The current Champions League structure disproportionately benefits elite clubs, exacerbating financial disparities within the sport. Seven of the top eight clubs in the 2024-25 'Money League,' compiled by the Swiss Ramble, are among the highest revenue earners. Notably, five of these dominant clubs compete in the English Premier League, highlighting a significant financial concentration.
UEFA's revenue distribution model, comprising participation fees, prize money, and the 'value pillar,' is designed to reinforce this trend. The 'value pillar,' in particular, a payout based on market value and historical performance coefficients, significantly boosts the earnings of established European giants. This system creates a 'virtuous cycle,' where existing wealth facilitates greater future earnings.
While all 36 participating clubs receive a base participation fee of €18.6 million, prize money is awarded for wins, draws, and final league standings. Arsenal, for instance, earned €40.6 million in prize money alone due to a perfect league phase record. However, even this impressive sum ranks them fourth in total estimated revenue, demonstrating the overwhelming impact of the value pillar.

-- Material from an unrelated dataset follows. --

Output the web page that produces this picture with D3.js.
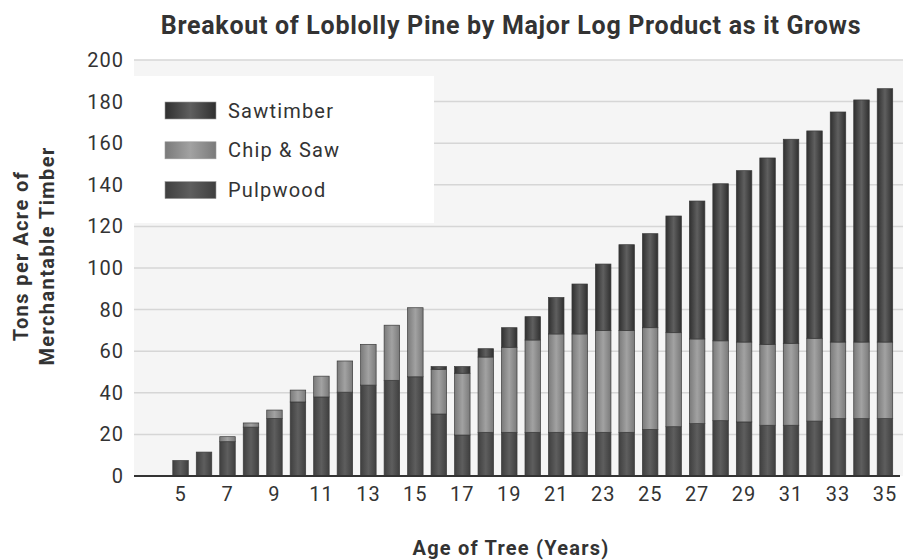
<!DOCTYPE html>
<html>
<head>
<meta charset="utf-8">
<script src="https://cdn.jsdelivr.net/npm/d3@7"></script>
<style>
  body { margin: 0; background: #fff; }
  text { font-family: Roboto, "Noto Sans", sans-serif; fill: #333; }
</style>
</head>
<body>
<script>
// ages on the x axis
const ages = d3.range(5, 36);
// tons per acre of each product, one value per age
const pulpwood = [7.4, 11.5, 16.5, 23.5, 27.7, 35.6, 38, 40.3, 43.7, 46, 47.7,
  29.8, 19.7, 21, 21, 21, 21, 21, 21, 21, 22.4, 23.7, 25.2, 26.6, 26, 24.4,
  24.4, 26.4, 27.6, 27.6, 27.6];
const chipSaw = [0, 0, 2.4, 2, 4, 5.7, 10, 15, 19.6, 26.5, 33.2,
  21.5, 29.7, 36.2, 40.9, 44.4, 47.3, 47.3, 48.9, 48.9, 48.9, 45.2, 40.7, 38.4,
  38.4, 38.9, 39.4, 39.8, 36.8, 36.8, 36.8];
const sawtimber = [0, 0, 0, 0, 0, 0, 0, 0, 0, 0, 0,
  1.3, 3.2, 4, 9.4, 11.2, 17.5, 24, 32, 41.3, 45.2, 56.1, 66.3, 75.5, 82.4,
  89.6, 98.1, 99.7, 110.6, 116.4, 121.8];
const seriesNames = ["Sawtimber", "Chip & Saw", "Pulpwood"];
const yTicks = d3.range(0, 201, 20);
const xTickLabels = ages.filter(a => a % 2 === 1);

let width = 903, height = 560;
let plot = {left: 134, right: 903, top: 60, bottom: 476};

let svg = d3.select("body").append("svg")
    .attr("width", width)
    .attr("height", height);

// gradients for the shaded bars
let shades = {
  "Sawtimber": ["#2f2f2f", "#5f5f5f"],
  "Chip & Saw": ["#7a7a7a", "#a2a2a2"],
  "Pulpwood": ["#3f3f3f", "#5e5e5e"]
};
let defs = svg.append("defs");
seriesNames.forEach(function(name, i) {
  let g = defs.append("linearGradient")
      .attr("id", "grad" + i)
      .attr("x1", 0).attr("x2", 1).attr("y1", 0).attr("y2", 0);
  g.append("stop").attr("offset", "0%").attr("stop-color", shades[name][0]);
  g.append("stop").attr("offset", "50%").attr("stop-color", shades[name][1]);
  g.append("stop").attr("offset", "100%").attr("stop-color", shades[name][0]);
});
let fillOf = name => "url(#grad" + seriesNames.indexOf(name) + ")";

// scales
let x = d3.scaleBand()
    .domain(ages)
    .range([168.8, 896.7])
    .paddingInner(0.34)
    .paddingOuter(0.17);
let y = d3.scaleLinear().domain([0, 200]).range([plot.bottom, plot.top]);

// plot background
svg.append("rect")
    .attr("x", plot.left).attr("y", plot.top)
    .attr("width", plot.right - plot.left).attr("height", plot.bottom - plot.top)
    .attr("fill", "#f5f5f5");

// gridlines
svg.append("g")
  .selectAll("line")
  .data(yTicks.filter(d => d > 0))
  .join("line")
    .attr("x1", plot.left).attr("x2", plot.right)
    .attr("y1", d => y(d)).attr("y2", d => y(d))
    .attr("stroke", "#d6d6d6")
    .attr("stroke-width", 1.5);

// legend box (sits over the gridlines)
let legend = svg.append("g");
legend.append("rect")
    .attr("x", 134).attr("y", 76)
    .attr("width", 300).attr("height", 147)
    .attr("fill", "#fff");
seriesNames.forEach(function(name, i) {
  let cy = 110.5 + i * 39.8;
  legend.append("rect")
      .attr("x", 165).attr("y", cy - 8.5)
      .attr("width", 51).attr("height", 17)
      .attr("fill", fillOf(name))
      .attr("stroke", "#999").attr("stroke-width", 0.6);
  legend.append("text")
      .attr("x", 228).attr("y", cy)
      .attr("dy", "0.35em")
      .style("font-size", "20px")
      .style("letter-spacing", "1.2px")
      .text(name);
});

// stacked bars
let rows = ages.map(function(a, i) {
  return {age: a, "Pulpwood": pulpwood[i], "Chip & Saw": chipSaw[i], "Sawtimber": sawtimber[i]};
});
let stack = d3.stack().keys(["Pulpwood", "Chip & Saw", "Sawtimber"]);
svg.append("g")
  .selectAll("g")
  .data(stack(rows))
  .join("g")
    .attr("fill", d => fillOf(d.key))
  .selectAll("rect")
  .data(d => d.filter(s => s[1] - s[0] > 0))
  .join("rect")
    .attr("x", d => x(d.data.age))
    .attr("width", x.bandwidth())
    .attr("y", d => y(d[1]))
    .attr("height", d => y(d[0]) - y(d[1]))
    .attr("stroke", "#3a3a3a")
    .attr("stroke-width", 0.7);

// baseline
svg.append("line")
    .attr("x1", plot.left).attr("x2", plot.right - 3)
    .attr("y1", plot.bottom).attr("y2", plot.bottom)
    .attr("stroke", "#333")
    .attr("stroke-width", 2);

// y axis
let yAxis = svg.append("g")
    .attr("transform", "translate(" + plot.left + ",0)")
    .call(d3.axisLeft(y).tickValues(yTicks).tickSize(0).tickPadding(10));
yAxis.select(".domain").remove();
yAxis.selectAll("text")
    .style("font-size", "20px")
    .style("letter-spacing", "1px")
    .style("font-family", "Roboto, sans-serif")
    .attr("fill", "#444");

// x axis
let xAxis = svg.append("g")
    .attr("transform", "translate(0," + plot.bottom + ")")
    .call(d3.axisBottom(x).tickValues(xTickLabels).tickSize(0).tickPadding(11));
xAxis.select(".domain").remove();
xAxis.selectAll("text")
    .style("font-size", "20px")
    .style("letter-spacing", "1px")
    .style("font-family", "Roboto, sans-serif")
    .attr("fill", "#444");

// title
svg.append("text")
    .attr("x", 511).attr("y", 34)
    .attr("text-anchor", "middle")
    .style("font-size", "25px")
    .style("letter-spacing", "0.7px")
    .style("font-weight", "bold")
    .text("Breakout of Loblolly Pine by Major Log Product as it Grows");

// axis titles
svg.append("text")
    .attr("x", 511).attr("y", 555)
    .attr("text-anchor", "middle")
    .style("font-size", "20px")
    .style("letter-spacing", "1.2px")
    .style("font-weight", "bold")
    .text("Age of Tree (Years)");

let yTitle = svg.append("text")
    .attr("transform", "translate(28,256) rotate(-90)")
    .attr("text-anchor", "middle")
    .style("font-size", "20px")
    .style("letter-spacing", "1.4px")
    .style("font-weight", "bold");
yTitle.append("tspan").attr("x", 0).attr("dy", 0).text("Tons per Acre of");
yTitle.append("tspan").attr("x", 0).attr("dy", 26).text("Merchantable Timber");
</script>
</body>
</html>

Manchester City is projected to receive the largest payout, estimated at €45.4 million, followed by Paris Saint-Germain, Bayern Munich, Liverpool, Real Madrid, Chelsea, and Arsenal. Conversely, smaller market clubs like Slavia Prague and Kairat Almaty received substantially less, with some earning under €10 million from the value pillar alone. This disparity underscores how the system is engineered to favor established aristocracy in European football.